An important part of the teaching process in queer tango is to disassociate dancing roles from gender.
“There are still people who are new to teaching it so they’ll say, ‘Now everybody does the woman’s role.’ You still hear that because they just don’t know how to teach it,” said Sullivan. “I identify as male, and I’m male on both sides of that relationship whether I’m following or leading.”
The reward of learning both roles, dancers at Tango Out said, is a more comprehensive appreciation of tango.
“Now, I can’t imagine in my life not dancing both roles,” said Sullivan. “I can’t imagine going back to only knowing one half of that circle, because I would feel incomplete.”
RUFFLING FEATHERS
The rise of queer tango has sparked some backlash from traditionalists who decry an incompatibility with the heterosexual mythology of the dance — even though all-male couples are actually an intractable part of tango’s origin story starting in the late 19th century.
“Some people have a certain standard of what tango should look like, and they’re not OK with projects like this,” said Vivas.
Sullivan agrees queer tango isn’t for everyone but he takes issue with outright intolerance.
“I love and adore los
viejitos del tango because from them you get so much tradition and culture. But as soon as they turn around and they begin to talk about gender roles and this isn’t tango, men with men, my point is very simple: get used to it,” he said. “Because I’m not leaving. It’s just that clear. Why would I?”
Sullivan isn’t just “not leaving.” He’s doubling down, and is currently organizing South Florida’s first queer tango festival, scheduled for April 2020, around the time of Miami Beach Pride festivities.
FIGHTING FOR THE FUTURE OF TANGO
Oscar Caballero is a lifelong dancer and a longtime tango teacher — including at the University of Tango in Buenos Aires. He moved from Argentina to Miami in the year 2000, when there were only four
milongas in the area. “Interest in tango here in South Florida has grown tremendously, tremendously,” he said. “The tango community just really opened up. There’s almost too many milongas nowadays.”
Although he considers himself “a little bit of a traditionalist,” Caballero welcomes projects that keep tango current.

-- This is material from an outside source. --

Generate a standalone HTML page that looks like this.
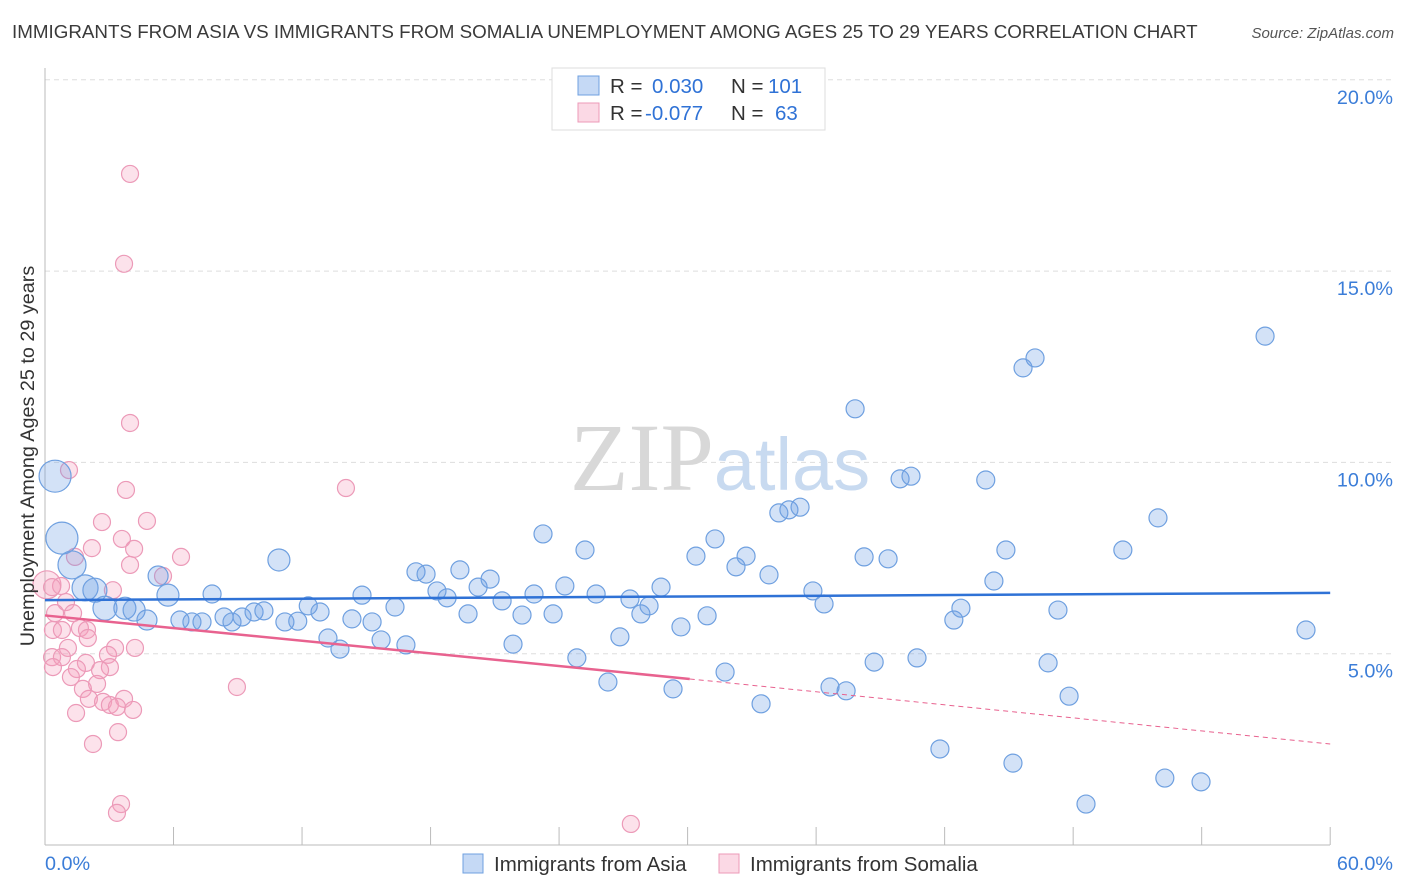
<!DOCTYPE html>
<html><head><meta charset="utf-8"><style>
body{margin:0;background:#fff;font-family:"Liberation Sans",sans-serif;}
#wrap{position:relative;width:1406px;height:892px;overflow:hidden;}
.title{position:absolute;left:12px;top:21px;font-size:18.8px;color:#3a3a3a;white-space:nowrap;}
.src{position:absolute;right:12px;top:25px;font-size:15px;color:#555;font-style:italic;}
</style></head><body>
<div id="wrap">
<div class="title">IMMIGRANTS FROM ASIA VS IMMIGRANTS FROM SOMALIA UNEMPLOYMENT AMONG AGES 25 TO 29 YEARS CORRELATION CHART</div>
<div class="src">Source: ZipAtlas.com</div>
<svg id="svg" width="1406" height="892" style="position:absolute;left:0;top:0"></svg>
</div>
<script>
const xTicks=[0,6,12,18,24,30,36,42,48,54,60];
const yTicks=[5,10,15,20];
const blueX=[0.47,0.79,1.26,1.87,2.33,2.8,3.73,4.16,4.76,5.28,5.74,6.3,6.86,7.33,7.8,8.36,8.73,9.2,9.76,10.22,10.92,11.2,11.8,12.29,12.84,13.21,13.77,14.33,14.8,15.27,15.69,16.34,16.85,17.32,17.79,18.3,18.77,19.37,19.75,20.22,20.78,21.34,21.85,22.27,22.83,23.25,23.72,24.27,24.83,25.21,25.73,26.28,26.84,27.31,27.82,28.2,28.76,29.32,29.69,30.39,30.91,31.28,31.75,32.26,32.73,33.43,33.8,34.26,34.73,35.25,35.85,36.37,36.65,37.4,37.82,38.24,38.71,39.36,39.92,40.43,40.71,41.78,42.43,42.76,43.92,44.3,44.86,45.19,45.66,46.22,46.83,47.29,47.81,48.6,50.32,51.96,52.28,53.97,56.96,58.87];
const blueY=[9.64,8.02,7.32,6.72,6.66,6.19,6.19,6.14,5.88,7.03,6.53,5.88,5.83,5.83,6.56,5.96,5.83,5.96,6.09,6.12,7.45,5.83,5.85,6.25,6.09,5.41,5.12,5.91,6.53,5.83,5.36,6.22,5.23,7.14,7.08,6.64,6.46,7.19,6.04,6.74,6.95,6.38,5.25,6.01,6.56,8.13,6.04,6.77,4.89,7.71,6.56,4.26,5.44,6.43,6.04,6.25,6.74,4.08,5.7,7.55,5.99,8.0,4.52,7.27,7.55,3.69,7.06,8.68,8.76,8.83,6.64,6.3,4.13,4.03,11.4,7.53,4.78,7.48,9.57,9.64,4.89,2.51,5.88,6.19,9.54,6.9,7.71,2.14,12.47,12.73,4.76,6.14,3.89,1.07,7.71,8.55,1.75,1.65,13.3,5.62];
const blueSize=[16,16,14,13,12,12,11,11,10,10,11,9,9,9,9,9,9,9,9,9,11];
const pinkX=[3.97,3.69,3.97,1.12,3.78,14.05,2.66,4.76,2.19,3.59,4.16,6.35,1.4,5.51,0.09,3.97,3.17,0.75,0.33,0.98,0.47,1.31,0.37,0.79,1.63,1.96,2.0,1.07,3.27,4.2,0.33,0.79,2.94,0.37,1.91,3.03,1.49,2.57,1.21,2.43,1.77,2.05,3.69,2.71,3.03,3.36,4.11,1.45,8.96,3.41,2.24,3.55,3.36,27.35];
const pinkY=[17.54,15.19,11.03,9.8,9.28,9.33,8.44,8.47,7.76,8.0,7.74,7.53,7.53,7.03,6.8,7.32,6.66,6.77,6.74,6.35,6.06,6.06,5.62,5.62,5.67,5.62,5.41,5.15,5.15,5.15,4.91,4.91,4.97,4.65,4.76,4.65,4.6,4.57,4.39,4.21,4.08,3.82,3.82,3.74,3.66,3.61,3.53,3.45,4.13,2.95,2.64,1.07,0.84,0.55];
const blueTrend=[6.4,6.59];
const pinkTrend=[6.0,4.34,2.64];
const pinkSolidEnd=30.1;

const X=v=>45+v*21.42, Y=v=>845-v*38.26;
const svg=document.getElementById('svg');const NS='http://www.w3.org/2000/svg';
function mk(t,a,p){const e=document.createElementNS(NS,t);for(const k in a)e.setAttribute(k,a[k]);(p||svg).appendChild(e);return e;}
yTicks.forEach(t=>{
const g=mk('line',{x1:45,x2:1393,y1:Y(t),y2:Y(t),stroke:'#ddd','stroke-dasharray':'5,4'});


const tx=mk('text',{x:1393,y:Y(t)+24,'text-anchor':'end','font-size':19.8,fill:'#3b7dd8'});


tx.textContent=t.toFixed(1)+'%';});
const ax=mk('line',{x1:45,x2:1330,y1:845,y2:845,stroke:'#bbb'});


const ay=mk('line',{x1:45,x2:45,y1:68,y2:845,stroke:'#bbb'});


xTicks.forEach(t=>{const l=mk('line',{x1:X(t),x2:X(t),y1:827,y2:845,stroke:'#bbb'});

});
[[0,'start','0.0%',45],[60,'end','60.0%',1393]].forEach(a=>{const t=mk('text',{x:a[3],y:870,'text-anchor':a[1],'font-size':19.8,fill:'#3b7dd8'});


t.textContent=a[2];});
const wm=mk('text',{x:720,y:490,'text-anchor':'middle','font-size':96});


wm.innerHTML='<tspan font-family="Liberation Serif" fill="#d8d8d8">ZIP</tspan><tspan font-family="Liberation Sans" fill="#c8daf0" font-size="74">atlas</tspan>';
pinkX.forEach((v,i)=>{const c=mk('circle',{cx:X(v),cy:Y(pinkY[i]),r:i==14?14:8.5,fill:'rgba(244,160,190,0.3)',stroke:'#ec9ab8','stroke-width':1.2});

});
blueX.forEach((v,i)=>{const c=mk('circle',{cx:X(v),cy:Y(blueY[i]),r:blueSize[i]||9,fill:'rgba(110,160,230,0.3)',stroke:'#6fa0e0','stroke-width':1.2});

});
const bt=mk('line',{x1:X(0),x2:X(60),y1:Y(blueTrend[0]),y2:Y(blueTrend[1]),stroke:'#2f72d6','stroke-width':2.5});


const pt=mk('line',{x1:X(0),x2:X(pinkSolidEnd),y1:Y(pinkTrend[0]),y2:Y(pinkTrend[1]),stroke:'#e8628f','stroke-width':2.5});


const pd=mk('line',{x1:X(pinkSolidEnd),x2:X(60),y1:Y(pinkTrend[1]),y2:Y(pinkTrend[2]),stroke:'#e8628f','stroke-width':1,'stroke-dasharray':'5,4'});


const yl=mk('text',{x:0,y:0,transform:'translate(34,456) rotate(-90)','text-anchor':'middle','font-size':19.8,fill:'#333'});


yl.textContent='Unemployment Among Ages 25 to 29 years';
const lg=mk('g',{});


mk('rect',{x:552,y:68,width:273,height:62,fill:'#fff',stroke:'#ddd'},lg);
[[86,'rgba(110,160,230,0.4)','#6fa0e0','0.030','101',652,768],[113,'rgba(244,160,190,0.4)','#ec9ab8','-0.077','63',645,775]].forEach(r=>{
const s=mk('rect',{x:578,y:r[0]-10,width:21,height:19,fill:r[1],stroke:r[2]},lg);


const t=mk('text',{x:610,y:r[0]+7,'font-size':20.5,fill:'#333'},lg);


t.innerHTML='R = <tspan fill="#2f72d6" x="'+r[5]+'">'+r[3]+'</tspan><tspan x="731">N = </tspan><tspan fill="#2f72d6" x="'+r[6]+'">'+r[4]+'</tspan>';});
[[463,'rgba(110,160,230,0.4)','#6fa0e0','Immigrants from Asia'],[719,'rgba(244,160,190,0.4)','#ec9ab8','Immigrants from Somalia']].forEach(r=>{
const s=mk('rect',{x:r[0],y:854,width:20,height:19,fill:r[1],stroke:r[2]});


const t=mk('text',{x:r[0]+31,y:871,'font-size':20.5,fill:'#333'});


t.textContent=r[3];});
</script>
</body></html>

“There’s lots of new figures in the tango world trying to bring new things to the table. Now, obviously some of it can be seen as taking away some of the virtue of the dance. But I’ve always said that, if culture keeps moving and changing, then tango can’t stay stagnant. It has to evolve in some way,” he said. “Artistically, all expressions are valid.”
When it comes to rulebreaking in the name of inclusion, queer tango has company.
Earlier this year, the feminist tango movement also grabbed headlines as activists continue to push to make tango spaces less patriarchal, calling out codes of conduct they say are demeaning and sexist. (Among the group’s grievances are the lyrics of some tango classics that wax poetic about gender violence. An often cited example is the song “Tortazos,” or “Punches,” a diatribe against a disinterested former lover. It contains the line, “I don’t break you with one smack because I don’t want to hit you on the street!”).
Feminist tango and queer tango do overlap in an important way: both movements advocate for less dogmatism around traditional gender roles, and more fluidity on the dance floor. In Buenos Aires, there’s already evidence that more inclusive
milongas are drawing bigger crowds than the old-school tango halls, where women still sit on the opposite side of the dance floor from the men, and wait to be selected to dance.
“Young people are getting more involved in tango and I know that most of them do not have the same social hang ups with gender that we did before. They just don’t. And thank God, thank God,” said Sullivan. “And if we do our jobs right as the adults in the room, then the next generation won’t have to deal with it.”
“That’s the goal, right? Do we want to pass on our traumas or do we want to pass on our freedom?”